Monday, April 11, 2016

The Jungle

The most powerful books are the ones that change public policy, which was the case with Upton Sinclair's The Jungle. Sinclair was a journalist who spent 7 weeks working undercover as a labour hand in the meat packing industry and wrote this novel when he came back.

The conditions depicted in the novel are deplorable. Both workers and animals are treated extremely poorly, leading to an unsanitary American food supply. The novels follows an immigrant protagonist in the early 20th century who tries to make his way in the New World, but meets tragedy after tragedy. If you're looking for a pick-me-up, don't read this book.

That Sinclair is a socialist emanates throughout the book. Some of his gripes are legitimate in my view. The employers cooperate rather than compete with each other (trusts! e.g. Standard Oil), which allows them to keep wages low and blacklist those who would try to improve worker conditions. Government and police corruption is rampant, as those with money are able to buy votes/power/influence.

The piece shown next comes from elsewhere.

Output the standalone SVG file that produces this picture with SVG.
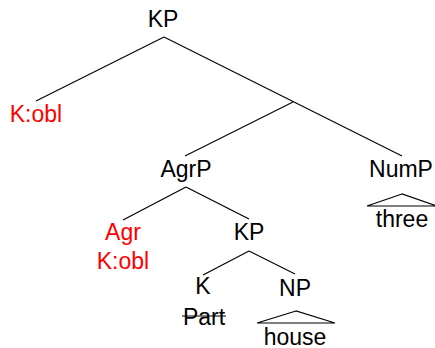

On the other hand, there were also some situations that didn't quite fit in with Sinclair's narrative. Despite the horrendous working conditions, there were able and willing unemployed workers a mile-long at all times. If the working conditions were so bad, why were there so many people wanting this work? These jobs must have been better than whatever alternative (farming?) these unemployed workers faced that drew them to these employers.

There is also little emphasis on saving. The workers do go through some times of plenty, but they spend everything they make. When the boom times end, they've got nothing. Sinclair seems to see this as poor treatment of the workers by employers, but I don't, as the employers aren't making anything either (and may be losing money) when times are bad. If Sinclair's characters spent less on booze and women during the good times, they would probably be alright during the bad.

The characters' obsession with home ownership also proved to be a problem for them. They could have lived much more comfortably as renters, but emotions (and some silver-tongued sellers/agents, to be fair) got the better of them and they bought a place they couldn't afford (and subsequently lost). Some things don't change I guess, as the housing crisis demonstrated this human motive to be alive and well.

Finally, Sinclair clearly sees the economy as a static pie, and believes that its slices should be more fairly distributed. So it's not a big surprise that innovation/entrepreneurship played no part anywhere throughout the novel. Every worker is looking to find someone who needs an employee for an existing mundane job, rather than trying to actually add value by coming up with new things that might actually grow the pie for everyone.

But of course all of this is easy to say from my perch. I've never had to face anything like the harshness these people were confronted with. Though my parents arrived here as immigrants without much, they did not face conditions anything like this. I think it's an important read for anyone who wants to understand what can happen when competition is kept low (whether that monopoly is through government or the private sector), and why we have some of the regulations we do. They may not all make sense in today's improved conditions, but they're probably there because someone abused their power and made the regulations necessary at one time.